Catalyst Securities, which compiles monthly reports on the listed property sector, said on Thursday these returns had been driven by high levels of income distribution growth, which in turn were fuelled by significant savings on debt funding costs.
Catalyst MD Andre Stadler said they were also fuelled by improved property market fundamentals in the form of reduced vacancies and rental increases.
Total returns include unit price appreciation and income distributions.
Stadler said that over the past four years the listed property sector had delivered total returns of about 30% a year, making it one of the top performers on the JSE. Last year the sector delivered a total return of 41,26%.

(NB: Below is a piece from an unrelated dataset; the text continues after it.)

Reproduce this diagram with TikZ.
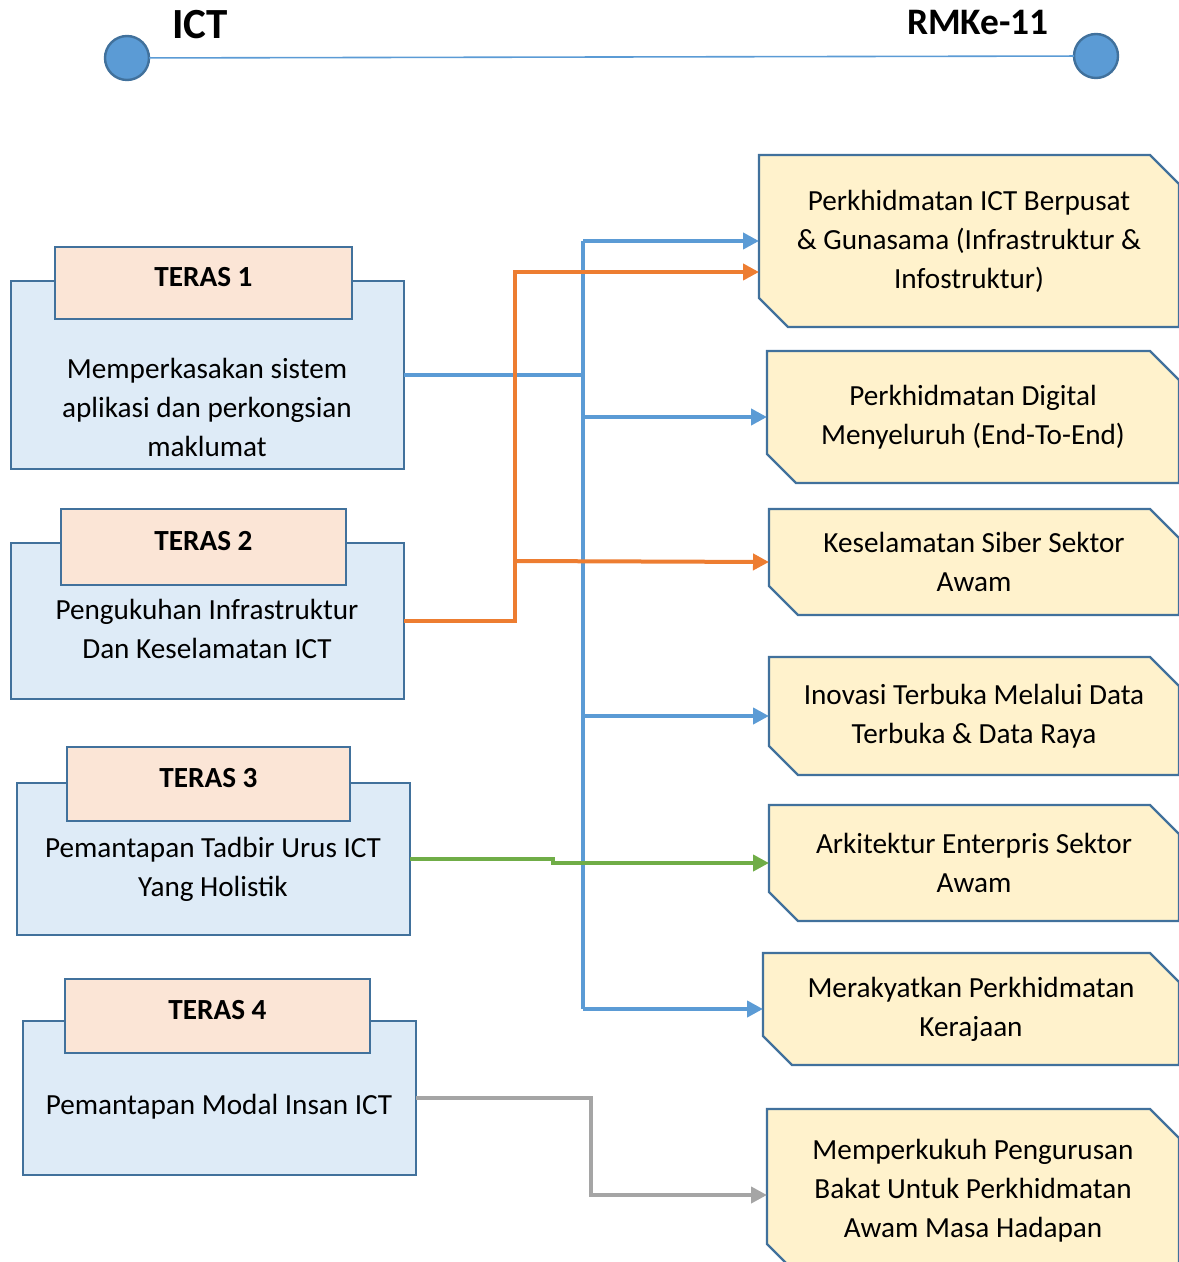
\documentclass[tikz,border=0pt]{standalone}
\usepackage{fontspec}
\setmainfont{Carlito}
\usepackage{tikz}
\usetikzlibrary{arrows.meta}
\usetikzlibrary{calc}
\pgfdeclarelayer{bg}
\pgfsetlayers{bg,main}
\definecolor{lnblue}{HTML}{5B9BD5}
\definecolor{bdblue}{HTML}{41719C}
\definecolor{boxblue}{HTML}{DEEBF7}
\definecolor{tabpeach}{HTML}{FBE5D6}
\definecolor{boxyel}{HTML}{FFF2CC}
\definecolor{lnorange}{HTML}{ED7D31}
\definecolor{lngreen}{HTML}{70AD47}
\definecolor{lngray}{HTML}{A5A5A5}

\begin{document}
\begin{tikzpicture}
    [x=0.5pt,y=-0.5pt,line cap=butt,line join=miter,
     every node/.style={inner sep=0pt,outer sep=0pt},
     txt/.style={align=center,font=\fontsize{14.6}{19.5}\selectfont},
     tbox/.style={draw=bdblue,fill=boxblue,line width=1.2pt},
     thead/.style={draw=bdblue,fill=tabpeach,line width=1.2pt,text depth=6pt,font=\fontsize{14.6}{17}\selectfont\bfseries},
     rbox/.style={draw=bdblue,fill=boxyel,line width=1.2pt,line join=miter},
     dot/.style={circle,draw=bdblue,fill=lnblue,line width=1.2pt,minimum size=22pt},
     link/.style={line width=2pt,-{Triangle[length=8pt,width=8pt]}},
     bline/.style={line width=2pt,color=lnblue}]
\useasboundingbox (0,0) rectangle (1178,1262);

%top line ICT -- RMKe-11
 \node[dot] (ict) at (127,58) {};
 \node[dot] (rmk) at (1096,56) {};
 \draw[lnblue,line width=0.8pt] (ict) -- (rmk);
 \node[font=\fontsize{21.5}{24}\selectfont\bfseries] (ictl) at (200,25) {ICT};
 \node[font=\fontsize{18.7}{22}\selectfont\bfseries] (rmkl) at (978,22) {RMKe-11};

%left boxes (teras)
 \node[tbox,minimum width=196.5pt,minimum height=94pt] (t1) at (207.5,375) {};
 \node[thead,minimum width=148.5pt,minimum height=36pt] (t1h) at (203.5,283) {TERAS 1};
 \node[txt] (t1b) at (207,407) {Memperkasakan sistem\\aplikasi dan perkongsian\\maklumat};

 \node[tbox,minimum width=196.5pt,minimum height=78pt] (t2) at (207.5,621) {};
 \node[thead,minimum width=142.5pt,minimum height=38pt] (t2h) at (203.5,547) {TERAS 2};
 \node[txt] (t2b) at (207,629) {Pengukuhan Infrastruktur\\Dan Keselamatan ICT};

 \node[tbox,minimum width=196.5pt,minimum height=76pt] (t3) at (213.5,859) {};
 \node[thead,minimum width=141.5pt,minimum height=37pt] (t3h) at (208.5,784) {TERAS 3};
 \node[txt] (t3b) at (213,869) {Pemantapan Tadbir Urus ICT\\Yang Holistik};

 \node[tbox,minimum width=196.5pt,minimum height=77pt] (t4) at (219.5,1098) {};
 \node[thead,minimum width=152.5pt,minimum height=37pt] (t4h) at (217.5,1016) {TERAS 4};
 \node[txt] (t4b) at (219,1107) {Pemantapan Modal Insan ICT};

%right boxes (snipped corners drawn on bg layer)
 \node[txt,minimum width=210pt,minimum height=86pt] (r1) at (969,241) {Perkhidmatan ICT Berpusat\\\& Gunasama (Infrastruktur \&\\Infostruktur)};
 \node[txt,minimum width=206pt,minimum height=66pt] (r2) at (973,417) {Perkhidmatan Digital\\Menyeluruh (End-To-End)};
 \node[txt,minimum width=205pt,minimum height=53pt] (r3) at (974,562) {Keselamatan Siber Sektor\\Awam};
 \node[txt,minimum width=205pt,minimum height=59pt] (r4) at (974,716) {Inovasi Terbuka Melalui Data\\Terbuka \& Data Raya};
 \node[txt,minimum width=205pt,minimum height=58pt] (r5) at (974,863) {Arkitektur Enterpris Sektor\\Awam};
 \node[txt,minimum width=208pt,minimum height=56pt] (r6) at (971,1009) {Merakyatkan Perkhidmatan\\Kerajaan};
 \node[txt,minimum width=206pt,minimum height=82pt] (r7) at (973,1191) {Memperkukuh Pengurusan\\Bakat Untuk Perkhidmatan\\Awam Masa Hadapan};

 \begin{pgfonlayer}{bg}
 \foreach \n in {r1,r2,r3,r4,r5,r6,r7}
   \draw[rbox] (\n.north west) -- ($(\n.north east)+(-29,0)$) -- ($(\n.north east)+(0,29)$)
      -- (\n.south east) -- ($(\n.south west)+(29,0)$) -- ($(\n.south west)+(0,-29)$) -- cycle;
 \end{pgfonlayer}

%connectors
 \coordinate (bt) at (583,241);
 \coordinate (bb) at (583,1009);
 \draw[bline] (t1.east) -- (bt |- t1.east);
 \draw[bline] (bt) -- (bb);
 \draw[bline,link] (bt) -- (r1.west);
 \draw[bline,link] (bt |- r2.west) -- (r2.west);
 \draw[bline,link] (bt |- r4.west) -- (r4.west);
 \draw[bline,link] (bb) -- (r6.west);

 \coordinate (oj) at (515,272);
 \coordinate (oj2) at (515,561);
 \draw[lnorange,link] (t2.east) -| (oj) -- (oj -| r1.west);
 \draw[lnorange,link] (oj2) -- (r3.west);

 \draw[lngreen,link] (t3.east) -- ++(143,0) |- (r5.west);

 \coordinate (gj) at (591,1195);
 \draw[lngray,link] (t4.east) -| (gj) -- (gj -| r7.west);

 \end{tikzpicture}
\end{document}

In its latest report on the listed property sector, Catalyst said listed property loan stock Redefine Income Fund was the top performer in terms of total returns for October. Redefine recorded a total return of 13,63%.
Listed property loan stock Metboard Properties was the next best performer with a total return of 10% for the month.
Stadler said the listed property loan stock sector performed better than listed property unit trusts on total returns for the year to date.
The property loan stock sector recorded a total return of 42,29% for the year to date, whereas the property unit trust sector had delivered a total return of 29,96%.
Stadler said that this difference in total returns highlighted "the impact that savings on debt funding costs, brought about by interest-rate cuts, are having on the higher geared property loan stock funds".